Researching “the world of web series” was a challenge as it changed faster than I could write. But the fundamentals of story and character and visual storytelling weren’t changing—just the online marketplace and how these storytelling principals were being incorporated into the short form. So I decided to use examples of the storytelling principals from both the Web and traditional film and TV, and agreed with the publisher to update the marketplace segment on a regular basis via my website www.bytesized.tv.
What is your favorite part of being a writer? The greatest challenge?
I love creating worlds and characters and stories out of thin air … or at least out of the thin air that resides beneath my thinning hair. Then, to have an audience immerse themselves in that world you’ve created and be entertained or moved by your creation—well, that is a genuine thrill. It’s like someone telling you how great they think your children are.
The greatest challenge is staying disciplined, continuing to write and create on a regular basis despite 1) the other demands on your time, and 2) the unavoidable fact that rejection is more common than publication or purchase of your work. You have to believe in yourself and keep working at it. My book is a perfect example: I heard “no” first and had to keep looking to find the person willing to say “yes.”
Why someone should consider creating a web series?
In a word: OPPORTUNITY. The opportunity to have your work seen by a wide audience without having to wait for a studio or network to greenlight your project. The opportunity to maintain creative control—again, you are in charge, not the suits. The opportunity to see your vision executed, not just on the page, but on the screen. And for those just breaking into the world of film and TV, the opportunity to be a creative voice rather than a production assistant hoping to get the chance to be creative five, ten or fifteen years down the road.
What are the initial steps someone should take for web-series creation?
Step1: Study the marketplace. There are 9 gazillion web series about twentysomething slackers. The world does not need number 9 gazillion and one. Find a fresh concept and make your characters memorable, not ordinary.

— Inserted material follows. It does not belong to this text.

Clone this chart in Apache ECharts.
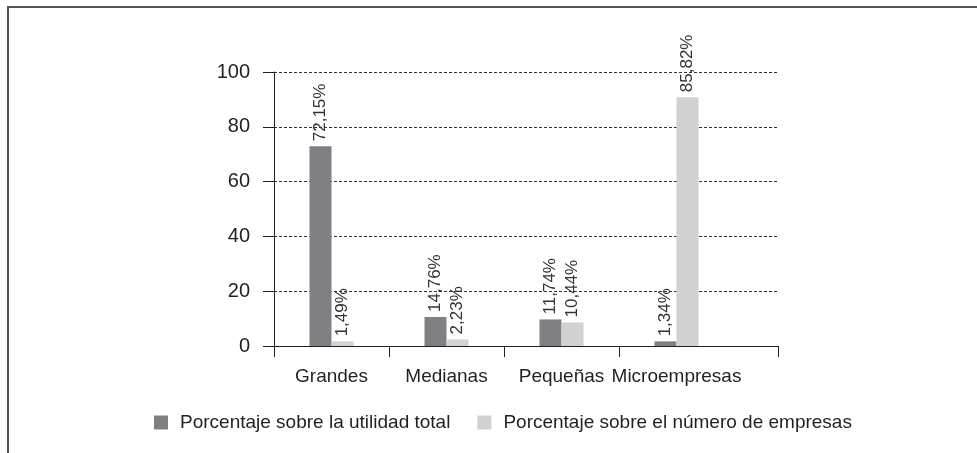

Step 2: Make sure your concept and characters are clearly defined. “It’s about a waitress” doesn’t cut it. Too vague, too generic. Try something more like “It’s about a waitress who’s tired of taking crap from customers and decides today’s the day she’s going to say exactly what she’s thinking to everyone who comes in.”
Step 3: You need a killer title—one that “tells and sells”—that is, communicates what the series is about and makes people want to watch it. Web surfers make yes/no decisions in a nanosecond. Calling your series “Joe and Sue” is like putting up a neon sign that says “Don’t bother watching this ordinary, boring thing.”

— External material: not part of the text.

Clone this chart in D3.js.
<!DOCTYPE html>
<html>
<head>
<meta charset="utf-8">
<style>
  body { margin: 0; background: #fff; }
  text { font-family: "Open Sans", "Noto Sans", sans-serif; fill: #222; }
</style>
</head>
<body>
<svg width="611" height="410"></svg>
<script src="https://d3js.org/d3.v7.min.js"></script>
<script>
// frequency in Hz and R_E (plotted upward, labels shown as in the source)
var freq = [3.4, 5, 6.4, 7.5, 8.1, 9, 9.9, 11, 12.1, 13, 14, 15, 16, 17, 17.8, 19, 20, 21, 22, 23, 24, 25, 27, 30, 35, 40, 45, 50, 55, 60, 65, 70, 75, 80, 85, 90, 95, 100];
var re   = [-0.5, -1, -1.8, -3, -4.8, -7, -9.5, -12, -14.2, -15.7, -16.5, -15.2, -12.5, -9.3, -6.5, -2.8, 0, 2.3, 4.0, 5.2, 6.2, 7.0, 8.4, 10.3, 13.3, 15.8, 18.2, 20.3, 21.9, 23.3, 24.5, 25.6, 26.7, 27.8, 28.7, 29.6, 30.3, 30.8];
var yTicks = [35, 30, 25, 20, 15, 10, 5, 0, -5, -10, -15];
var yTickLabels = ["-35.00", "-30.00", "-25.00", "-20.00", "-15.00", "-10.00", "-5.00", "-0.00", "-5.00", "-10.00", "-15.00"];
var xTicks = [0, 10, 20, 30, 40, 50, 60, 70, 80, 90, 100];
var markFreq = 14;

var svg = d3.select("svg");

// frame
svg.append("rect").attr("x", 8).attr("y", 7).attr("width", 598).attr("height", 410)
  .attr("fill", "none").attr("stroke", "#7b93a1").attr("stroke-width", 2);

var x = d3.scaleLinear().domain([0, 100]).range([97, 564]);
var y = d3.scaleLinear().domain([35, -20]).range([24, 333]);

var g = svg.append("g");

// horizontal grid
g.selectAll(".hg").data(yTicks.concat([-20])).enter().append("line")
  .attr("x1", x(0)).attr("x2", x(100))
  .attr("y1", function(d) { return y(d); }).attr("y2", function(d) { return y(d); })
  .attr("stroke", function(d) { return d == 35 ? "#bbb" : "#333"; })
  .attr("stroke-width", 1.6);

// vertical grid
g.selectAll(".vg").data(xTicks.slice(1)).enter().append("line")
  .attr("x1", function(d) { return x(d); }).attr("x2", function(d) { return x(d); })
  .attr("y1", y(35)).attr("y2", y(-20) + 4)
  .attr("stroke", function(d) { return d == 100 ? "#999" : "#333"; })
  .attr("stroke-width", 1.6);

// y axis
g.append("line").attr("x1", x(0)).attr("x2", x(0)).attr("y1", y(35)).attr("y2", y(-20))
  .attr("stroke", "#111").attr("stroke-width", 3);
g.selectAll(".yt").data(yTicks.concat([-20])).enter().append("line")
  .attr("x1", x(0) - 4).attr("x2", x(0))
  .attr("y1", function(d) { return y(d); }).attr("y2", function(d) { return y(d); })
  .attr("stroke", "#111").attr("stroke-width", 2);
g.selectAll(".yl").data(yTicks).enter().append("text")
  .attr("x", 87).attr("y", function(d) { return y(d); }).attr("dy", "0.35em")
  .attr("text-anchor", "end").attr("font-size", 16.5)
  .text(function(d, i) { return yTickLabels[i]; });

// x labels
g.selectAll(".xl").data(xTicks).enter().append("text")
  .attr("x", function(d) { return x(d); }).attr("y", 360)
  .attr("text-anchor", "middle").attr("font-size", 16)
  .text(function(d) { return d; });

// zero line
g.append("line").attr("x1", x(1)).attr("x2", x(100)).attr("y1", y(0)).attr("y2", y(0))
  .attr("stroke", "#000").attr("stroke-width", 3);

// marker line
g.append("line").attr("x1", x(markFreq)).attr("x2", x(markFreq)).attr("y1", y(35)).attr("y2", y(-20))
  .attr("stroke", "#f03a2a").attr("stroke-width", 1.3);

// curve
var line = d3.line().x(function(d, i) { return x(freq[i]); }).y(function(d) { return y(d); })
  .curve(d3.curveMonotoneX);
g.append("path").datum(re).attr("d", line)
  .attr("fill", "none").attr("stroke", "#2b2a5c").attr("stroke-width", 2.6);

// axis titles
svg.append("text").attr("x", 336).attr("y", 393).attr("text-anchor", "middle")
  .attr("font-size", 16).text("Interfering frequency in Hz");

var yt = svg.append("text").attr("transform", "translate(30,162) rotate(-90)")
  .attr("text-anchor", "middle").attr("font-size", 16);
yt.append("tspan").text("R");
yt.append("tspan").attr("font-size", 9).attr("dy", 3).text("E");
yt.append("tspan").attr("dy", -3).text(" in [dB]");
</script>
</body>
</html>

What are the 3 main mistakes web series creators make? How should they correct them?
1. Vague, generic concept and/or title (see above.)

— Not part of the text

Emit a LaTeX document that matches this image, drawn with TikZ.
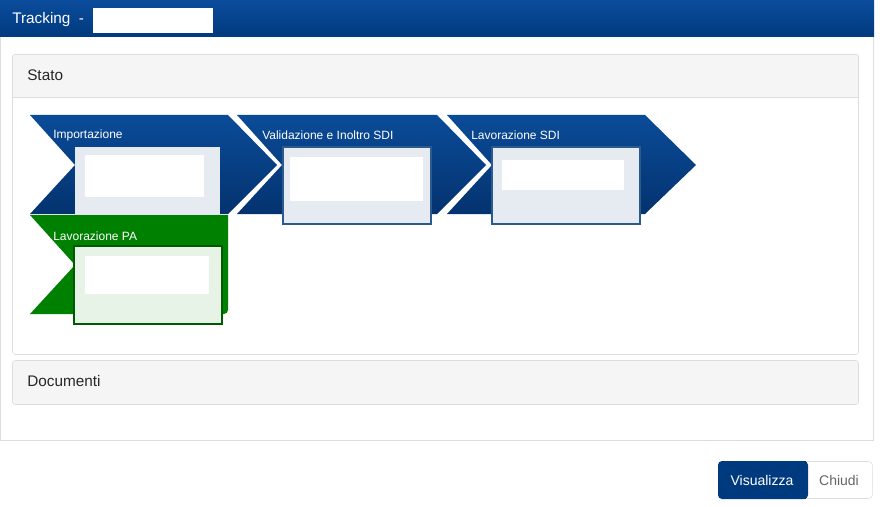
\documentclass[tikz,border=0pt]{standalone}
\usepackage{fontspec}
\setmainfont{Liberation Sans}
\definecolor{hblue}{HTML}{0B4C9C}
\definecolor{hblue2}{HTML}{003A7E}
\definecolor{cblue}{HTML}{0A4B98}
\definecolor{cblue2}{HTML}{04336F}
\definecolor{gr}{HTML}{008000}
\definecolor{boxb}{HTML}{E6EBF2}
\definecolor{boxg}{HTML}{E8F3E8}
\definecolor{bord}{HTML}{DDDDDD}
\definecolor{panel}{HTML}{F5F5F5}
\definecolor{bbord}{HTML}{2B5A8E}
\tikzset{
 lbl/.style={text=white,font=\fontsize{9}{10}\selectfont,anchor=west,inner sep=0},
 ttl/.style={text=black!85,font=\fontsize{11.5}{13}\selectfont,anchor=west,inner sep=0},
 chev/.style={top color=cblue,bottom color=cblue2,draw=none},
 sbox/.style={fill=boxb,draw=bbord,line width=1.2pt},
}
\begin{document}
\begin{tikzpicture}[x=0.75pt,y=-0.75pt]
\useasboundingbox (0,0) rectangle (880,506);
\fill[white] (0,0) rectangle (880,506);
% header
\shade[top color=hblue,bottom color=hblue2] (0,0) rectangle (874,37);
\node[lbl,font=\fontsize{11.5}{13}\selectfont] (tt) at (12,20) {Tracking\ \ -};
\fill[white] (93,8) rectangle (213,33);
% outer panel
\draw[bord] (0.5,37) -- (0.5,440.5) -- (873.5,440.5) -- (873.5,37);
% Stato panel
\draw[bord,fill=white,rounded corners=2pt] (12.5,54.5) rectangle (858.5,354.5);
\draw[bord,fill=panel] (12.5,97.5) -- (12.5,56) [rounded corners=2pt]-- (12.5,54.5) -- (858.5,54.5) [sharp corners]-- (858.5,97.5) -- cycle;
\node[ttl] (stato) at (27,75) {Stato};
% chevrons
\shade[chev] (30,115) -- (228,115) -- (277,165) -- (228,214) -- (30,214) -- (75,165) -- cycle;
\shade[chev] (237,115) -- (437,115) -- (486,165) -- (437,214) -- (237,214) -- (282,165) -- cycle;
\shade[chev] (447,115) -- (645,115) -- (696,165) -- (645,214) -- (447,214) -- (492,165) -- cycle;
\fill[boxb] (75,147) rectangle (220,214);
\fill[white] (85,155) rectangle (204,197);
\draw[sbox] (283,147) rectangle (431,224);
\fill[white] (290,157) rectangle (423,201);
\draw[sbox] (492,147) rectangle (640,224);
\fill[white] (502,160) rectangle (624,190);
\node[lbl] (l1) at (53,135) {Importazione};
\node[lbl] (l2) at (262,135) {Validazione e Inoltro SDI};
\node[lbl] (l3) at (471,135) {Lavorazione SDI};
% green
\fill[gr] (30,215) -- (228,215) [rounded corners=3pt]-- (228,314) [sharp corners]-- (30,314) -- (75,265) -- cycle;
\draw[fill=boxg,draw=gr!70!black,line width=1.2pt] (74,246) rectangle (222,324);
\fill[white] (85,256) rectangle (209,294);
\node[lbl] (l4) at (53,236) {Lavorazione PA};
% Documenti
\draw[bord,fill=panel,rounded corners=2pt] (12.5,360.5) rectangle (858.5,404.5);
\node[ttl] (doc) at (27,381) {Documenti};
% buttons
\draw[bord,fill=white,rounded corners=3pt] (790,461.5) rectangle (872.5,498.5);
\node[text=black!60,font=\fontsize{10.5}{12}\selectfont] (ch) at (839,480) {Chiudi};
\fill[hblue2,rounded corners=3pt] (718,461) rectangle (808,499);
\fill[hblue2] (795,461) rectangle (806,499);
\node[text=white,font=\fontsize{10.5}{12}\selectfont] (vi) at (762,480) {Visualizza};
\end{tikzpicture}
\end{document}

2. Trying to cram too much into a webisode. Remember to KISS: Keep It Simple, Stupid. You’ve only got a few minutes per episode. If your concept is too complicated, or you stuff it with too many characters, you will fail.
3. It has to look professional. I don’t mean big budget special effects or production values. But the sound must be better than the hollow, distant camera-mounted capture in your uncle’s Christmas videos. Use real mics and get clean sound. And find some real actors—maybe at a local theater group. Bad actors + bad sound = bad web video.
In what ways does having a series on the web help a writer get noticed?
Sadly, we live in a world where most people would rather watch a video than read. If you post a link on Facebook that said read my new short story here I suspect you’ll get precious few click-throughs. But if you post a link that said watch my new web video or series here … much bigger audience. Web series can also help performers get noticed. The Groundlings, a very successful improvisational comedy troupe in L.A. with a 99-seat theater, went out in the alley behind their theater and made a web video out of one of their sketches. They posted it on YouTube and got 6 million hits and a deal to make a series for Sony’s online Crackle channel. It would take over 6,000 years of live performances for them to get that big an audience in their theater. That’s the power of the Internet.
Additional advice for screenwriters?
Screenwriters learn volumes when they actually see their work produced. Unfortunately most screenwriters rarely get this opportunity because they have to have someone say “yes” to producing their work first. On the Internet, there are no gatekeepers. You can write it and produce it yourself. And I promise that actually seeing your words and characters on a screen will make you a better screenwriter.
Advice for non-fiction book writers?
Make a short video promoting your work. It can be as simple as a webcam shot of you talking about your book or article, or you could add some flair by incorporating video and/or stills of your subject matter. I’d bet money that after Ken Burns’ Civil War film aired on PBS, sales on Civil War books spiked across the country. Use the web to increase awareness of your work.
What do you know now that you wish you knew when you first started writing?
I wish I knew every single thing I’ve learned in nearly 4 decades of writing, 27 years as a professional. But, of course, that’s not possible. Writing is a lifetime journey. The only way you learn is by reading and writing every day, getting better an inch at a time.
That said, I will offer this: don’t limit yourself to a single form of writing. If you’re a screenwriter, read plays and novels as well. If you’re a novelist, read poetry and non-fiction. Try writing in a totally alien form—it’s liberating and instructive. Writers can learn so much from each other about craft, story, and the full range of techniques available. So support your fellow writers by reading their work and being inspired by it.